>>>
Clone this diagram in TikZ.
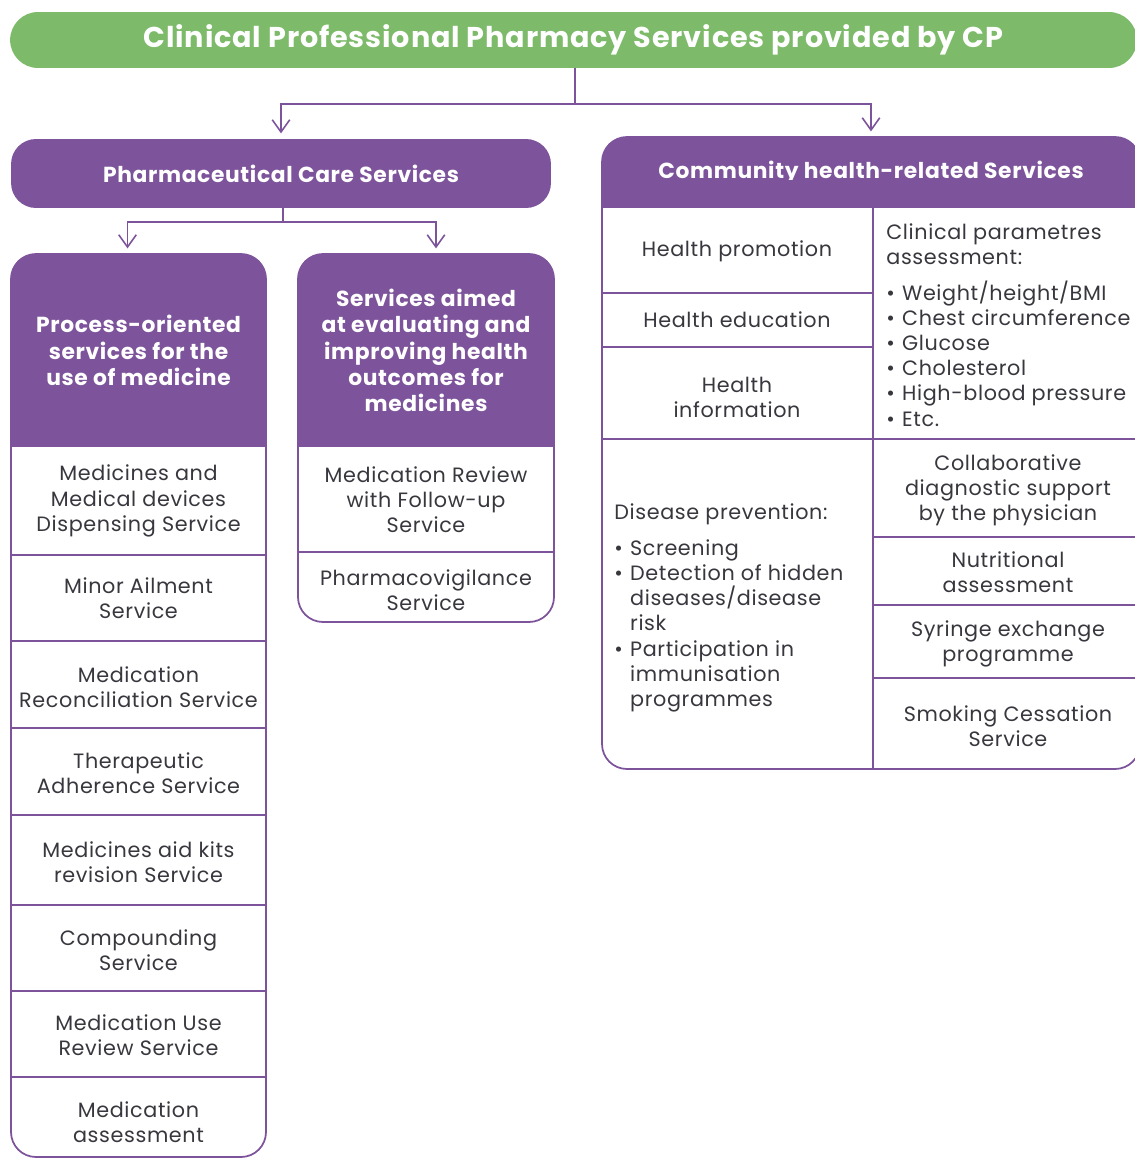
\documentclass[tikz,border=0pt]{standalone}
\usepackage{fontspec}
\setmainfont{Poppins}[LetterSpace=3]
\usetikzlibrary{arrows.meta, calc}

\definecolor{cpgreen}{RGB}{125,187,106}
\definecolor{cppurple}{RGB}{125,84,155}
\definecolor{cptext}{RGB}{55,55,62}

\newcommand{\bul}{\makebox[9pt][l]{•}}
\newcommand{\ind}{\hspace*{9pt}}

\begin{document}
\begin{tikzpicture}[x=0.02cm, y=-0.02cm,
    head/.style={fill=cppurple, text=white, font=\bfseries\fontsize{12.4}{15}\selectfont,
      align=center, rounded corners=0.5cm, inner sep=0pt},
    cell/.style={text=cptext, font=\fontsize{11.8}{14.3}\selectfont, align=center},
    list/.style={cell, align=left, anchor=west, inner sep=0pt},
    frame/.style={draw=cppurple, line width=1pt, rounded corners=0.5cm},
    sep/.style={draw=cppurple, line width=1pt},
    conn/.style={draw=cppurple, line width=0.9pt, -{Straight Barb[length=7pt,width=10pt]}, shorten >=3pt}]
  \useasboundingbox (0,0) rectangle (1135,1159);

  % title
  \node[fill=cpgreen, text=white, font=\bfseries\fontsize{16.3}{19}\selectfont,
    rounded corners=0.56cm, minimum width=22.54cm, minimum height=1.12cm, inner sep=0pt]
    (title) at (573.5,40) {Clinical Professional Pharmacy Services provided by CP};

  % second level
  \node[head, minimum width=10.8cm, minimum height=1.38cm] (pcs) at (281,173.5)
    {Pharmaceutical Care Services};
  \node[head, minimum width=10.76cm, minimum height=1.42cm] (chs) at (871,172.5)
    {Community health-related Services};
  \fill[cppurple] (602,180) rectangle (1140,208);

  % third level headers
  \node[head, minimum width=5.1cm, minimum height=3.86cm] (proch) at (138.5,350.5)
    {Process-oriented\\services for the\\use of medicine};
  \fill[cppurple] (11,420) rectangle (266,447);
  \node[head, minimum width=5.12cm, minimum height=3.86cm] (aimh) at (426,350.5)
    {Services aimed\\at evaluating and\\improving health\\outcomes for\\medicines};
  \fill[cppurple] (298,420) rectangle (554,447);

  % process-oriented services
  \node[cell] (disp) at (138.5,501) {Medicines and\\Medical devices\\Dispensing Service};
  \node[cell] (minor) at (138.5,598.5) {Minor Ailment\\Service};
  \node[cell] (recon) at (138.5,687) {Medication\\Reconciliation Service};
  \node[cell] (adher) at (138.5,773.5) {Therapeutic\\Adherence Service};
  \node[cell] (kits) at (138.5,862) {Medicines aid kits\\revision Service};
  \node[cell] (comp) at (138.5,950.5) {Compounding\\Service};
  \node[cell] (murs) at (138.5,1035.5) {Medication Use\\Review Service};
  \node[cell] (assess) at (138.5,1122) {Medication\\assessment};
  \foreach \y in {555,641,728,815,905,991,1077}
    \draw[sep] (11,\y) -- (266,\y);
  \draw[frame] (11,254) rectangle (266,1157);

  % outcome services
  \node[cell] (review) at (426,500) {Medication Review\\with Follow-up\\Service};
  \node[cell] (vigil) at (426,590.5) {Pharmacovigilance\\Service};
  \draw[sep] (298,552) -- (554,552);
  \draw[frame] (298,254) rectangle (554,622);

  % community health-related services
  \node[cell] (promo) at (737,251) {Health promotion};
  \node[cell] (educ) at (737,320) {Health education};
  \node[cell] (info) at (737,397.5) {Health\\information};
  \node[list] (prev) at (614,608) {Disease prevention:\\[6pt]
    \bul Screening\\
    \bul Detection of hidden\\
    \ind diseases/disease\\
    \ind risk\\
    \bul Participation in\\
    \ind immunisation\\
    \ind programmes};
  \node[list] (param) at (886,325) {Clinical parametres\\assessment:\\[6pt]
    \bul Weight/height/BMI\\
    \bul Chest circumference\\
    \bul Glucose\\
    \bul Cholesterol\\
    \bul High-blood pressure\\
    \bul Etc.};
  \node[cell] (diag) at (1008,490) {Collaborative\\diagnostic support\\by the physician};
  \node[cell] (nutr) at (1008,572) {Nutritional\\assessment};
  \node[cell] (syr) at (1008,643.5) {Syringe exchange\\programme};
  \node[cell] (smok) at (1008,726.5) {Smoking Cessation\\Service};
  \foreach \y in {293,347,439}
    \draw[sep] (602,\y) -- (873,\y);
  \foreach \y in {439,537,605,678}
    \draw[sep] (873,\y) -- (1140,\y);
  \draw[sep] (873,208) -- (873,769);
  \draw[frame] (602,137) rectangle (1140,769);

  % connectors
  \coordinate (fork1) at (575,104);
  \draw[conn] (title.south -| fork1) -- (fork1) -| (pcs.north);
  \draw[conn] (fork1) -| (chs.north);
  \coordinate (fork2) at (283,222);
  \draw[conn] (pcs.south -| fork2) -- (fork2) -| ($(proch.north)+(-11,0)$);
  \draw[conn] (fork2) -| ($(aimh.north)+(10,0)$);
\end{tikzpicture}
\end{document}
<<<
Everything from the first line to the line with "(0,0) rectangle (1135,1159);" must be repeated exactly, and nothing else. Leave the pictures out.

Clone this diagram in TikZ.
\documentclass[tikz,border=0pt]{standalone}
\usepackage{fontspec}
\setmainfont{Poppins}[LetterSpace=3]
\usetikzlibrary{arrows.meta, calc}

\definecolor{cpgreen}{RGB}{125,187,106}
\definecolor{cppurple}{RGB}{125,84,155}
\definecolor{cptext}{RGB}{55,55,62}

\newcommand{\bul}{\makebox[9pt][l]{•}}
\newcommand{\ind}{\hspace*{9pt}}

\begin{document}
\begin{tikzpicture}[x=0.02cm, y=-0.02cm,
    head/.style={fill=cppurple, text=white, font=\bfseries\fontsize{12.4}{15}\selectfont,
      align=center, rounded corners=0.5cm, inner sep=0pt},
    cell/.style={text=cptext, font=\fontsize{11.8}{14.3}\selectfont, align=center},
    list/.style={cell, align=left, anchor=west, inner sep=0pt},
    frame/.style={draw=cppurple, line width=1pt, rounded corners=0.5cm},
    sep/.style={draw=cppurple, line width=1pt},
    conn/.style={draw=cppurple, line width=0.9pt, -{Straight Barb[length=7pt,width=10pt]}, shorten >=3pt}]
  \useasboundingbox (0,0) rectangle (1135,1159);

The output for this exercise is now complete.